Principal Investigator: Professor Nicole Roy, Department of Human Nutrition, University of Otago
Co-lead Investigator: Professor Richard Gearry, Academic Head, Department of Medicine, University of Otago, Christchurch
In New Zealand’s large and growing food export markets in Asia, we know that digestive health is a common and rising topic of concern. Healthy digestion is critical to physical health, mental health, and wellbeing. Approximately 30% of the population has at least one of the functional gastrointestinal disorders where “everything looks normal,” and there is no detectable disease, but there are abnormal digestive processes such as altered transit and hypersensitivity. The mechanisms underpinning these health parameters are poorly defined.
The Digestive Health Priority Research Programme focuses on New Zealand food and beverage products for improving gastrointestinal function and comfort. We seek to understand the linkages between diet, gastrointestinal symptoms and disorders, metabolism, physiology, and microbial populations (“the microbiome”) to better predict food-health relationships. This scientific evidence will enable the New Zealand food and beverage industry to market the gastrointestinal health benefits of foods and ingredients in export markets.
Our understanding of the linkages between diet, gastrointestinal symptoms, metabolism, physiology, and the microbiome has been enabled by the establishment of a participant cohort, named COMFORT, and a database of information relating to the cohort. A world-first validated questionnaire, the Food and Symptom Times diary, was developed. This questionnaire addresses a knowledge gap by enabling the food consumed by someone on a given day to be linked with gastrointestinal symptoms. Other validated questionnaires addressing gastrointestinal symptoms, anxiety and depression symptoms, and quality of life were used to cluster the participants recruited into the COMFORT cohort into a healthy control group or a group of individuals with constipation or diarrhoea – including irritable bowel syndrome. International collaborations have enabled world-leading methods to analyse a comprehensive suite of metabolites present in plasma, urine, and breath samples obtained from the participants.
Our analyses have highlighted differences between participants with gastrointestinal symptoms and healthy symptom-free control participants. We have seen perturbations in amino acid and lipid metabolism that are known to be associated with gastrointestinal dysfunction. Analysis of the microbiome genetic information in stool samples has shown potential microbial mechanisms that distinguish between participants with functional gastrointestinal disorders and healthy participants. These results provide an important step in understanding how the microbiome impacts human health when the gastrointestinal function is suboptimal. Our approach has enabled greater knowledge of microbiome composition and function than other studies, and we now have strong evidence that we can cluster these gastrointestinal disorders based on metabolic and microbial biomarkers.

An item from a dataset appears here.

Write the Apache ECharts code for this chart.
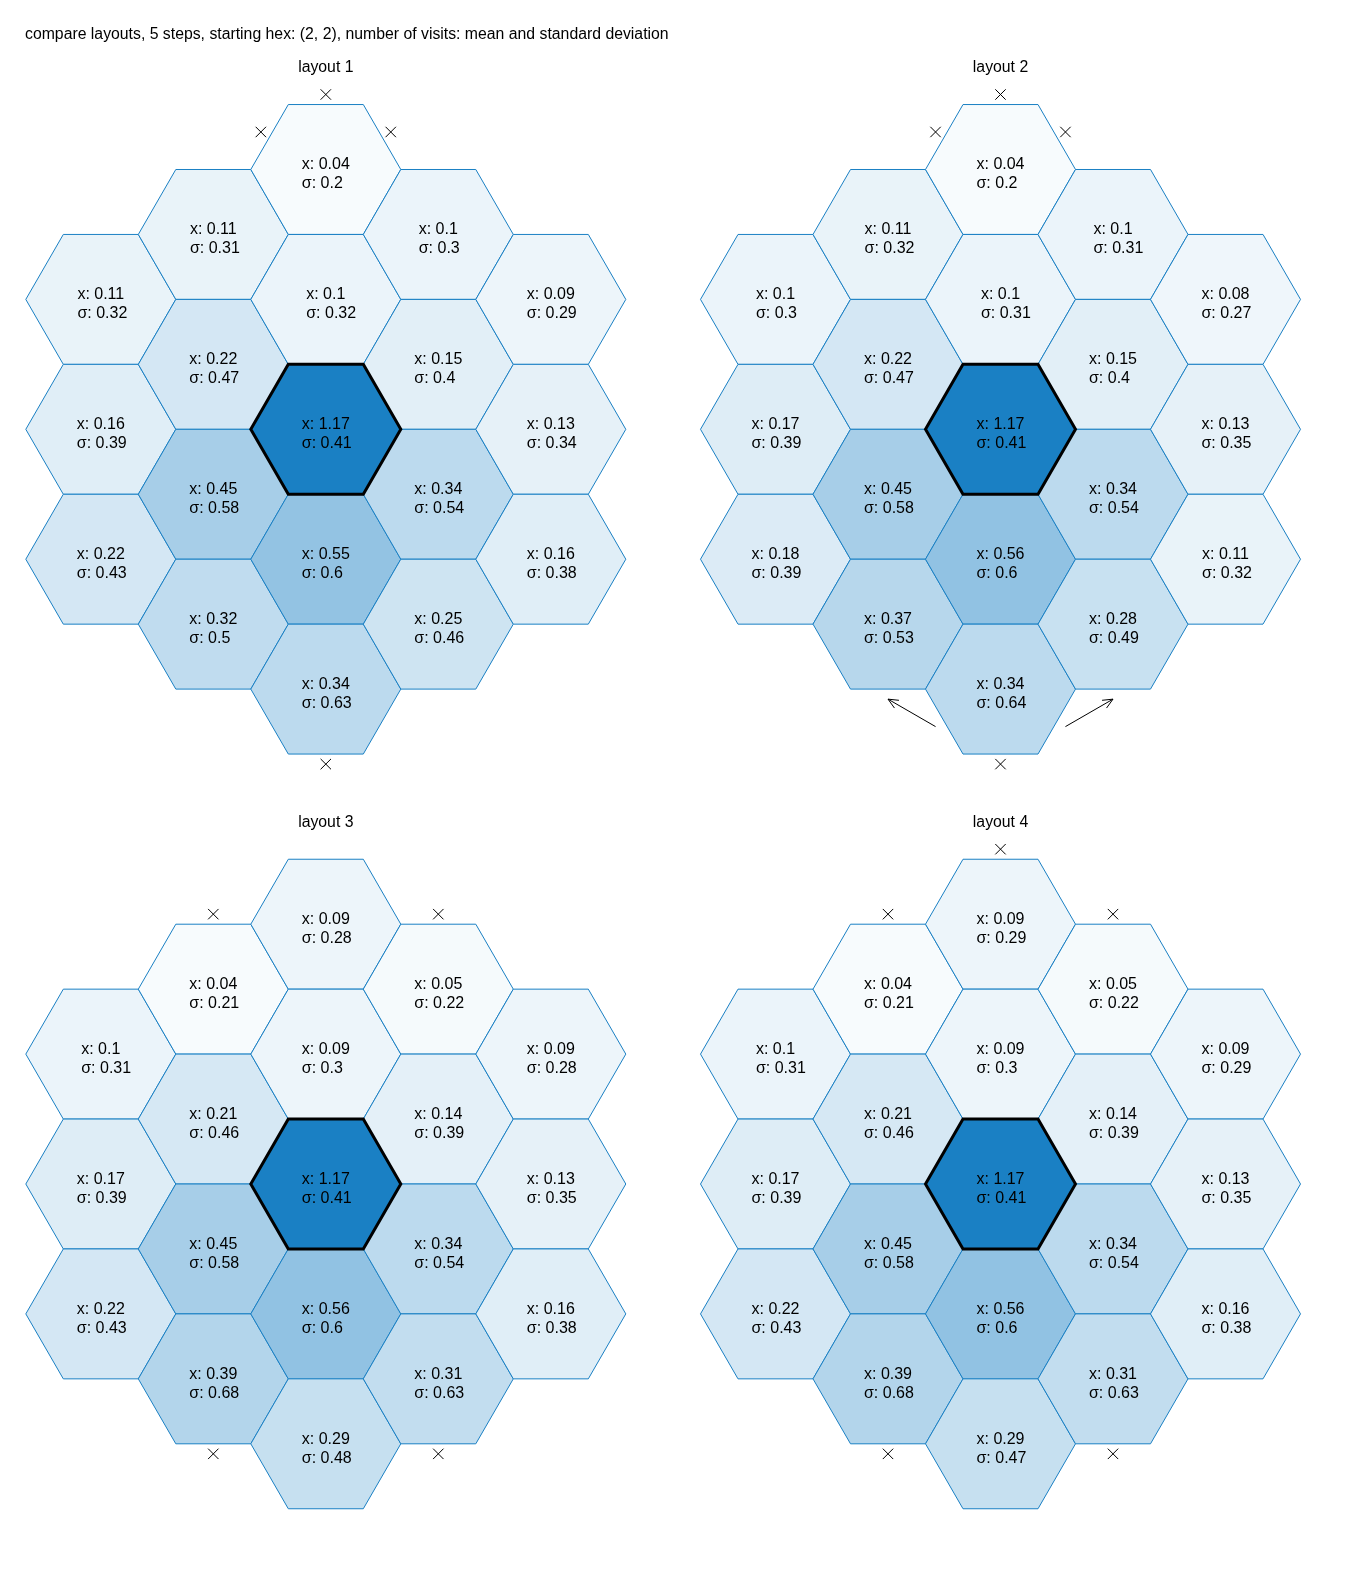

We continue to work closely with the New Zealand food and beverage industry to ensure our research is relevant to the industry, including evaluating food products and ingredients in clinical settings relevant to digestive health. We are developing new projects with Māori and non-Māori food and beverage entities for evaluating food-rongoā for improved digestive health outcomes. We have continued strengthening Māori researcher capacity and capability. We support the mission of the High-Value Nutrition National Science Challenge to generate knowledge and capability that the New Zealand food and beverage industry can utilise to develop high-value foods with validated health outcomes and thus increase export revenues.
Professor Nicole Roy
Nicole completed her PhD in Canada and the United States and post-doctoral studies in Scotland. Here she focused on how nutrition and food components can modify inter-organ nutrient partitioning and communication using tracer kinetics, animal models and in vitro models.
Nicole is also an Adjunct Professor at the Riddet Institute.